唐末五代时期的北方政权对巫觋鬼神之言已经十分排斥了,开始认为巫觋是在装神弄鬼、诈骗钱财,而百姓“信巫鬼,重淫祀”则会动摇国本。唐通义相国崔魏公铉之镇淮扬也,卢丞相耽罢浙西,张郎中铎罢常州,俱过维扬谒魏公。公以暇日与二客私款方弈,有持状报女巫与田布尚书偕至,泊逆旅某亭者。公以神之至也,甚异之。俄而复曰:“显验与他巫异,请改舍于都候之廨署。”公乃趣召巫者至。至乃与神迭拜曰:“谢相公。”公曰:“何谢。”神曰:“布有不肖子默货无厌,郡事不治当犯大辟,赖相公阴德免焉。使布之家庙血食不绝者,公之恩也。”公矍然曰:“异哉!某之为相也,未尝以机密损益于家人。”忽一日夏州节度使奏银州刺史田鐬犯赃罪,私造铠甲以易市边马布帛。帝赫然怒曰:“赃罪自别议,且委以边州,所宜防盗,以甲资敌,非反而何。”命中书以法论,将尽赤其族。翌日,从容谓上曰:“鐬赃罪自有宪章,然是弘正之孙、田布之子。弘正首以河朔请朝觐,奉吏员。布亦继父之款。布会征淮口,继以忠孝,伏剑而死。今若行法论罪以固边圉,未若因事弘贷,激劝忠烈。”上意乃解,止黜授远郡司马。而某未尝一出口于亲戚私昵,已将忘之。今神之言正是其事。乃命廊下表而见焉。公谓之曰:“君以义烈而死,奈何区区为愚妇人所使乎。”神怃然曰:“某尝负此妪八十万钱,今方忍耻而偿之,乃宿债尔。”公与二客及监军使幕下共偿其未足,代付之日,神乃辞去,自后言事不验。梁相国李公琪传其事,且曰:“嗟乎,英特之士负一女子之债,死且如是,而况于负国之大债乎!窃君之禄而不报,盗君之柄而不忠,岂其未得闻于斯论耶?而崔相国出入将相殆三十年,宜哉!”[6]文中对知识分子士大夫阶层居然相信巫婆的鬼神之言十分鄙夷,唐末名将李克用认为:“顺天时而绝欺诬,敬鬼神而禁淫祀,则不求富而国富,不求安而自安”[7]。可以看出在如“忠孝、义烈、忠君、顺天”等儒家思想的深刻影响下,巫觋在正统社会中地位骤降,失去了对士大夫阶层的影响力,由于士大夫阶层是政治集团的主要构成人员,因此巫觋的政治地位也就大大降低了。

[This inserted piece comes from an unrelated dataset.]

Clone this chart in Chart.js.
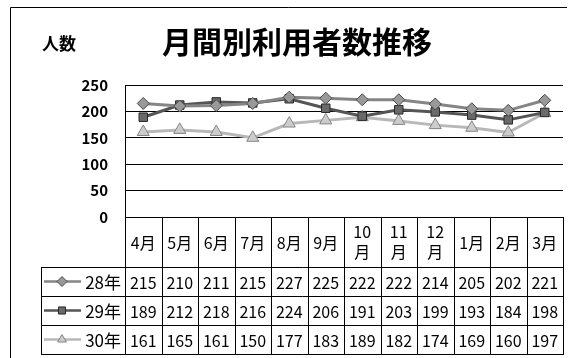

而南方政权却与北方不同,地方统治者对宗教、巫觋深信不疑,并十分依赖巫觋。如五代十国期间的南方政权闽国尤其重视宗教,且迷信巫觋方士之言,他们往往利用巫觋之言,为其政权统治正名、造势,以证明其政权的权威。王审知入闽之前,就曾借道士徐景建之手,假托在福州较有影响力的道士王霸,伪造谶语,制造舆论。“王覇仙坛在郡西五里怡山之上。唐光启中,衢州烂柯山道士徐景建,因于坛东北隅取土得瓷瓶七口,各可容一升,中皆有炭,以一青砖盖之,砖有刻文云:树枯不用伐,坛坏不须结,未满一千岁,自有系孙列。后来是三王,潮水荡旤殃,巖逢一乍间,未免有销亡,子孙依吾道,代代封闽疆。王氏有国之兆也。又坛东南有皂荚树,古云王覇于此上升,后枯。至咸通庚寅荣茂复如故。”[8]卷六十六·杂记因此这两句在福州民间产生了强烈的舆论效果,大大提升了百姓对王氏家族的接纳度。此后历代闽王都十分迷信巫术。闽太宗王延钧“酷信神仙之术”[9]卷九十一·嗣王世家,“道士陈守元、巫者徐彦林与盛韬,共诱之作宝皇宫,极土木之盛,以守元为宫主。”[7]卷二百七十七
闽康宗王继鹏(后改名王昶)更是对道士巫觋言听计从。“昶亦好巫,拜道士谭紫霄为正一先生,又拜陈守元为天师,而妖人林兴以巫见幸,事无大小,兴輙以宝皇语命之而后行。守元教昶起三清台,三层以黄金数千斤铸宝皇及元始天尊太上老君像,日焚龙脑薫陆诸香数斤,作乐于台下,昼夜声不辍云,如此可求大还丹。三年夏虹见其宫中,林兴传神言,此宗室将为乱之兆也,乃命兴率壮士,杀审知子延武、延望及其子五人,后兴事败亦被杀。”[10]卷六十八·闽世家
由于闽王的信任,闽国的巫师都有较大的政治权力。如闽太宗王延钧时期,巫觋盛韬,就与国计史薛文杰勾结,排除异己,操控政权。“闽主好鬼神,巫盛韬等皆有宠。薛文杰言于闽主曰:‘陛下左右多奸臣,非质诸鬼神,不能知也。盛韬善视鬼,宜使察之。’闽主从之。文杰恶枢密使吴勖,勖有疾,文杰省之,曰:‘主上以公久疾,欲罢公近密,仆言公但小苦头痛耳,将愈矣。主上或遣使来问,慎勿以他疾对也。’勖许诺。明日,文杰使韬言于闽主曰:‘适见北庙崇顺王讯吴勖谋反,以铜钉钉其脑,金椎击之。’闽主以告文杰,文杰曰:‘未可信也,宜遣使问之。’果以头痛对,即收下狱,遣文杰及狱吏杂治之,勖自诬服,并其妻子诛之。由是国人益怒。”[7]卷二百七十八
可见在唐代、五代十国期间南北上层社会对巫觋的态度十分不同,北方的巫觋渐被上层社会所不齿,而南方统治者对巫觋仍旧极其信任和依赖,直接导致了南北方的巫觋政治地位迥异,南方的巫觋仍有较高的政治地位。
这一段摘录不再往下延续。